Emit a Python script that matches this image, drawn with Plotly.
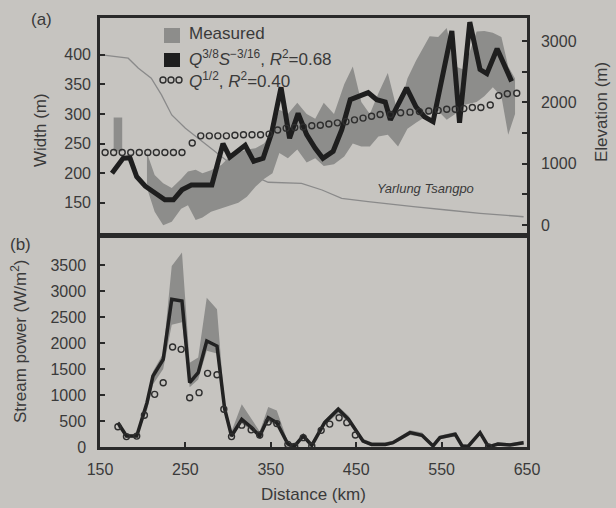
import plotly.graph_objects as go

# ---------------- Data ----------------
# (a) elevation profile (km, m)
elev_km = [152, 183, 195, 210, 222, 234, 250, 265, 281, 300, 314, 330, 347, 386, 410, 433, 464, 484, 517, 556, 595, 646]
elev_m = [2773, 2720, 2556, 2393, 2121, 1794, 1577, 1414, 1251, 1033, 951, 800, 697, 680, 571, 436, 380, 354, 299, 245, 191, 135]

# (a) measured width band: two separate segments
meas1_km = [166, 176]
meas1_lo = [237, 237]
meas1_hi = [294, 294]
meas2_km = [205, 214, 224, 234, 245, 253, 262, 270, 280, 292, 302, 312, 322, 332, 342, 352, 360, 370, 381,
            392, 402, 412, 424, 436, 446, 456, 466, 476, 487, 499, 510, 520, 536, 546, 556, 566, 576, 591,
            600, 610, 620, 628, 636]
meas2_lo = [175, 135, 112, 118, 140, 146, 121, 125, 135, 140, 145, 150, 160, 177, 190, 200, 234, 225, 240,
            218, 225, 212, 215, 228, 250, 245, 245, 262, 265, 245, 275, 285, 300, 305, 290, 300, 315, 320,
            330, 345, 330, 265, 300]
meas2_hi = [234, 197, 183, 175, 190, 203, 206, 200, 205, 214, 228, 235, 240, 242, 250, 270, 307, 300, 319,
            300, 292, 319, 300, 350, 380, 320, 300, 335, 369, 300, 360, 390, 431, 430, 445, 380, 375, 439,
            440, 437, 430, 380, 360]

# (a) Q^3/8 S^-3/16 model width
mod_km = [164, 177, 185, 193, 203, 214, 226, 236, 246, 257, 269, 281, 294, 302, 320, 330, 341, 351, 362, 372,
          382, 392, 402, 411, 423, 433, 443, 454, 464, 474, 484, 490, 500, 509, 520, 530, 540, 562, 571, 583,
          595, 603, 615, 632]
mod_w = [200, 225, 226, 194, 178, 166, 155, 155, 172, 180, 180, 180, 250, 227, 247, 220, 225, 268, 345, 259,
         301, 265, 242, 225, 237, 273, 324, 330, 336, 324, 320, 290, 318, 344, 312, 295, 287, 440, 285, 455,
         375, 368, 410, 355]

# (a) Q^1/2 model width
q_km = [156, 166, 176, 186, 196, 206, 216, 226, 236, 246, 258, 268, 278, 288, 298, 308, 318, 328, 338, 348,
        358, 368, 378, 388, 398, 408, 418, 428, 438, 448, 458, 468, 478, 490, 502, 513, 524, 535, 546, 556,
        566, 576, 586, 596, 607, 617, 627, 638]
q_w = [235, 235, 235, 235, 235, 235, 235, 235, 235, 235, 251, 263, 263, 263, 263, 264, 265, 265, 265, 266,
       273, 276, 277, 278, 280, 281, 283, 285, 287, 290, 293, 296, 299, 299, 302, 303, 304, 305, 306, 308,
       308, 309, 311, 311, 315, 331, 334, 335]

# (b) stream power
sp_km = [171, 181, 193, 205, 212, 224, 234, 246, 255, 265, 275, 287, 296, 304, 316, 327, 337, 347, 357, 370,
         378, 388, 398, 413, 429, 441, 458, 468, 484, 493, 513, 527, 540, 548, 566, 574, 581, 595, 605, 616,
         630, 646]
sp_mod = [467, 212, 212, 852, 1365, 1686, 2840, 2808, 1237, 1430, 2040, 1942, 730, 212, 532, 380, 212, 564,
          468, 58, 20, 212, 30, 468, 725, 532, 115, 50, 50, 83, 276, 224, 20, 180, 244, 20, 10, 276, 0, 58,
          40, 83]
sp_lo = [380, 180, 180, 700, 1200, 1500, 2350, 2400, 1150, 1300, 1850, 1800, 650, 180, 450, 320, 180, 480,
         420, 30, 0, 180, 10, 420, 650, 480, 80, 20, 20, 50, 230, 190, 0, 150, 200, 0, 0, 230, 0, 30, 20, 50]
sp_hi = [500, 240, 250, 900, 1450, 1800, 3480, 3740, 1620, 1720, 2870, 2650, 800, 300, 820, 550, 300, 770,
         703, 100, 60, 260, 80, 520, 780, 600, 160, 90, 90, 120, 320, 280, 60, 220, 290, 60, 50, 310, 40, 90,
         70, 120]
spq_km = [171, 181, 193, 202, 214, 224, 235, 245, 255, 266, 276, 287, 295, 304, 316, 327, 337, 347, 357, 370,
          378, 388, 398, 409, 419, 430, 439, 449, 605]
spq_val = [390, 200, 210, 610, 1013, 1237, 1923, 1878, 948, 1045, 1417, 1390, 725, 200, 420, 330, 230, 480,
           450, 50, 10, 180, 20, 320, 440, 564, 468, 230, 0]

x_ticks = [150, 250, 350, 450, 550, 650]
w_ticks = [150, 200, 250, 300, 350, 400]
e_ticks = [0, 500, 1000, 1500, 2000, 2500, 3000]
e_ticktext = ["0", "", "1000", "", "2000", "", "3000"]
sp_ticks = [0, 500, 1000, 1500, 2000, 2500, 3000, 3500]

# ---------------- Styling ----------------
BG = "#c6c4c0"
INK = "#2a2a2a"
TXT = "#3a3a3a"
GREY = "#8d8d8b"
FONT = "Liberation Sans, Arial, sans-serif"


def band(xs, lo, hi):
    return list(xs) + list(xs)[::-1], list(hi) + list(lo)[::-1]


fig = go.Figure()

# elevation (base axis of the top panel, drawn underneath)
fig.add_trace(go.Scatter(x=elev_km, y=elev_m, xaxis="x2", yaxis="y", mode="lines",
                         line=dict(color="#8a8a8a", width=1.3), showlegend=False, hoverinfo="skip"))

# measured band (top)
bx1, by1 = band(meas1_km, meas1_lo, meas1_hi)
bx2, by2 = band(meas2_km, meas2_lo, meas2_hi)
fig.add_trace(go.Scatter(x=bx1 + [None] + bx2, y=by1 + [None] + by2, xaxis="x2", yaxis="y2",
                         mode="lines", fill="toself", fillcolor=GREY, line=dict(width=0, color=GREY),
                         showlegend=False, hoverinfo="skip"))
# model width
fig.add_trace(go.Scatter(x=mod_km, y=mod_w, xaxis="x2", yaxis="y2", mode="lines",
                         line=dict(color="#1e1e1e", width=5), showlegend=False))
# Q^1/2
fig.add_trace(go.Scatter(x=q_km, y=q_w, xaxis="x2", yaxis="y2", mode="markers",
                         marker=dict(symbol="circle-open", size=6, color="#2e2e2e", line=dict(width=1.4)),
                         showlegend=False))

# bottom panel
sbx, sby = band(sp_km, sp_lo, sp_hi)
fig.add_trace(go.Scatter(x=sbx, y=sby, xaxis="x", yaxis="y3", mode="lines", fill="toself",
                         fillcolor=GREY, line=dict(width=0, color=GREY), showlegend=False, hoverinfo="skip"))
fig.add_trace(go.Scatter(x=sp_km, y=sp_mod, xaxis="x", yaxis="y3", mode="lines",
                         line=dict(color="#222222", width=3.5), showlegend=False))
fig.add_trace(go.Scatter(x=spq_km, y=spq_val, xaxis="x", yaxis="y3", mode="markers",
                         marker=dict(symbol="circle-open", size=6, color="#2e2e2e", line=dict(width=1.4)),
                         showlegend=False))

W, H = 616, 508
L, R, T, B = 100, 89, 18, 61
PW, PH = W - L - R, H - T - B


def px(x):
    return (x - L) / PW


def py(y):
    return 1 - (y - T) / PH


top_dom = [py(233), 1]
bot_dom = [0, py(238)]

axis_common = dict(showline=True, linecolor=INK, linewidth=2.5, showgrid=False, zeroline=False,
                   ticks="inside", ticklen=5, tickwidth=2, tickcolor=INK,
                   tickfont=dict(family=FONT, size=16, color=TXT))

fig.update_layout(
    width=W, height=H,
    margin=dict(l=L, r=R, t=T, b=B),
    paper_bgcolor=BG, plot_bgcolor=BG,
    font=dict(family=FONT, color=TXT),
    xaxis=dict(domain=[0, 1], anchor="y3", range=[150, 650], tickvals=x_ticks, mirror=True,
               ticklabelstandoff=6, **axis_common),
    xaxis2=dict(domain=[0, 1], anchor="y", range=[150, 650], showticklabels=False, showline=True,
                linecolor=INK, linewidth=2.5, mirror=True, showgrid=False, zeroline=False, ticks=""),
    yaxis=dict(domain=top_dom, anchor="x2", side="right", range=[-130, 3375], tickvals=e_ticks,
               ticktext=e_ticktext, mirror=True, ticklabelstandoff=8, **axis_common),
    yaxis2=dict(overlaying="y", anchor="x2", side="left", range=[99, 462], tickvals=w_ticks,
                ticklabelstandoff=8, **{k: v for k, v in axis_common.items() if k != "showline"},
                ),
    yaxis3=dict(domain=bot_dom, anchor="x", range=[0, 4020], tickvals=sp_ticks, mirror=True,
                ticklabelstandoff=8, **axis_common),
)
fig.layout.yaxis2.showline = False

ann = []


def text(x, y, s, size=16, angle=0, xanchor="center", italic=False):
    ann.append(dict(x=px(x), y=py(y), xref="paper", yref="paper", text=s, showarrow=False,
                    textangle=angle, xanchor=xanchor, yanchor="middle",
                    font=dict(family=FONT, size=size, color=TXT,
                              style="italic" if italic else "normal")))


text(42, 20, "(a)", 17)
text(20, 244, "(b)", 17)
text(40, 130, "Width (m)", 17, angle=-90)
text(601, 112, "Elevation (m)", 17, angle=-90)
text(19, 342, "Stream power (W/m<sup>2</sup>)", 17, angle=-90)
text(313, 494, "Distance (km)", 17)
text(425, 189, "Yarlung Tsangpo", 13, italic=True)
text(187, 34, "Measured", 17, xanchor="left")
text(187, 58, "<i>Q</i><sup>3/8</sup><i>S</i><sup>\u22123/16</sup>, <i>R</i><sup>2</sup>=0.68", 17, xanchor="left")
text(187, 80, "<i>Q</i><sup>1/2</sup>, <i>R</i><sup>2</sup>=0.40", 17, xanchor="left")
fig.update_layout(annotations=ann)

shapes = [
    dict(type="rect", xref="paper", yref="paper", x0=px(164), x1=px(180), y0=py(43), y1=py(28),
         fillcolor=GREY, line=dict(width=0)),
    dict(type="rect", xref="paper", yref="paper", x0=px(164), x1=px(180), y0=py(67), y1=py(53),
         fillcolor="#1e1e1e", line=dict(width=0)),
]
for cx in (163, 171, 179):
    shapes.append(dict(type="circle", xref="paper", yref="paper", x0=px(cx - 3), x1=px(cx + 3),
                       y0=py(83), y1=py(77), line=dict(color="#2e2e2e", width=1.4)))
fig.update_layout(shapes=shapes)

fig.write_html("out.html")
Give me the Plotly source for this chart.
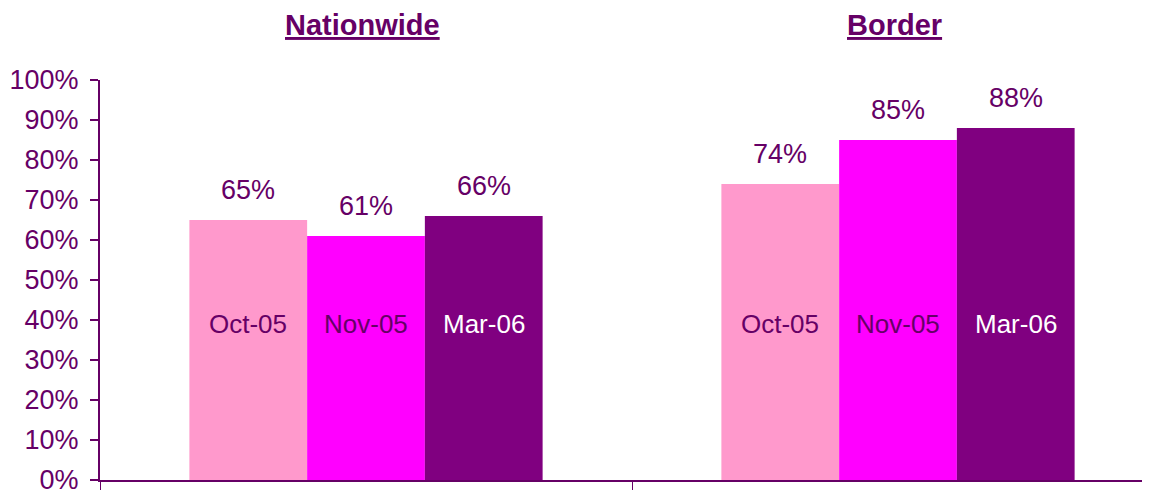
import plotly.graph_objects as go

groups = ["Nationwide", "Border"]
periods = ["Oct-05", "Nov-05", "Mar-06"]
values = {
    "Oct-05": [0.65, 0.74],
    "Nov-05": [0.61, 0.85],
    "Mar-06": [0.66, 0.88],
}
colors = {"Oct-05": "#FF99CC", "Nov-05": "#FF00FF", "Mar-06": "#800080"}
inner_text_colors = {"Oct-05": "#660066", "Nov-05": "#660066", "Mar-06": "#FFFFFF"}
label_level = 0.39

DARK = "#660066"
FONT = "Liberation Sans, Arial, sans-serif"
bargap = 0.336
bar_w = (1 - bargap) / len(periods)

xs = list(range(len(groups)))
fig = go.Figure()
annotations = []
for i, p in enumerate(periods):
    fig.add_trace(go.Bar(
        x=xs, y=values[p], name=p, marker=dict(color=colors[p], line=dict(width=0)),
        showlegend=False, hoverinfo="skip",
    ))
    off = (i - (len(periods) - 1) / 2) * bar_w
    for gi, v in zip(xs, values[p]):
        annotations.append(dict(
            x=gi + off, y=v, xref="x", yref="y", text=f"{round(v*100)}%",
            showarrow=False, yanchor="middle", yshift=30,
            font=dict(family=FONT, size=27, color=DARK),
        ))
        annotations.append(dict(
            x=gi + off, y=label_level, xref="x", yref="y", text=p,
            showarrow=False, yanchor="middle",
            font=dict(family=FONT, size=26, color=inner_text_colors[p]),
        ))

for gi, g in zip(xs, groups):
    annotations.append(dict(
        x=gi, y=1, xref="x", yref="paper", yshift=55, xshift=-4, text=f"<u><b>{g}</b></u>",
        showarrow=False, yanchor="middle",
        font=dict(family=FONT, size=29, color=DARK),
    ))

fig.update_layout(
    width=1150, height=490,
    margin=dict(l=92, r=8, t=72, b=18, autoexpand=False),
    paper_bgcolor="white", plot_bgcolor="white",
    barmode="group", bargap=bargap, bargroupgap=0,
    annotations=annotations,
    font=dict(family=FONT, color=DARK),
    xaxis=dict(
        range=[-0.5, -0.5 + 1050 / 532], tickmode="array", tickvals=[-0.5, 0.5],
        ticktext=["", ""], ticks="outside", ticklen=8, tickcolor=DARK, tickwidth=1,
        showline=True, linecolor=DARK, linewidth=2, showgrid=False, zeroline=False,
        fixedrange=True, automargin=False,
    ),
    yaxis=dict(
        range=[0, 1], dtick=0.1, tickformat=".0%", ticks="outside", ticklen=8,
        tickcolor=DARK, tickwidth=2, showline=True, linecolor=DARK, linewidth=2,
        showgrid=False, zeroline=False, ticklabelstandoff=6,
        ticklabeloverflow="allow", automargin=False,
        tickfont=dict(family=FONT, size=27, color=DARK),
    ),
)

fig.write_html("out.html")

[Stated task] Give again, word for word, every line from the top of the data through the line with "245, 191, 135]", both ends included, and exclude the pictures.

[Result of the task]
Emit a Python script that matches this image, drawn with Plotly.
import plotly.graph_objects as go

# ---------------- Data ----------------
# (a) elevation profile (km, m)
elev_km = [152, 183, 195, 210, 222, 234, 250, 265, 281, 300, 314, 330, 347, 386, 410, 433, 464, 484, 517, 556, 595, 646]
elev_m = [2773, 2720, 2556, 2393, 2121, 1794, 1577, 1414, 1251, 1033, 951, 800, 697, 680, 571, 436, 380, 354, 299, 245, 191, 135]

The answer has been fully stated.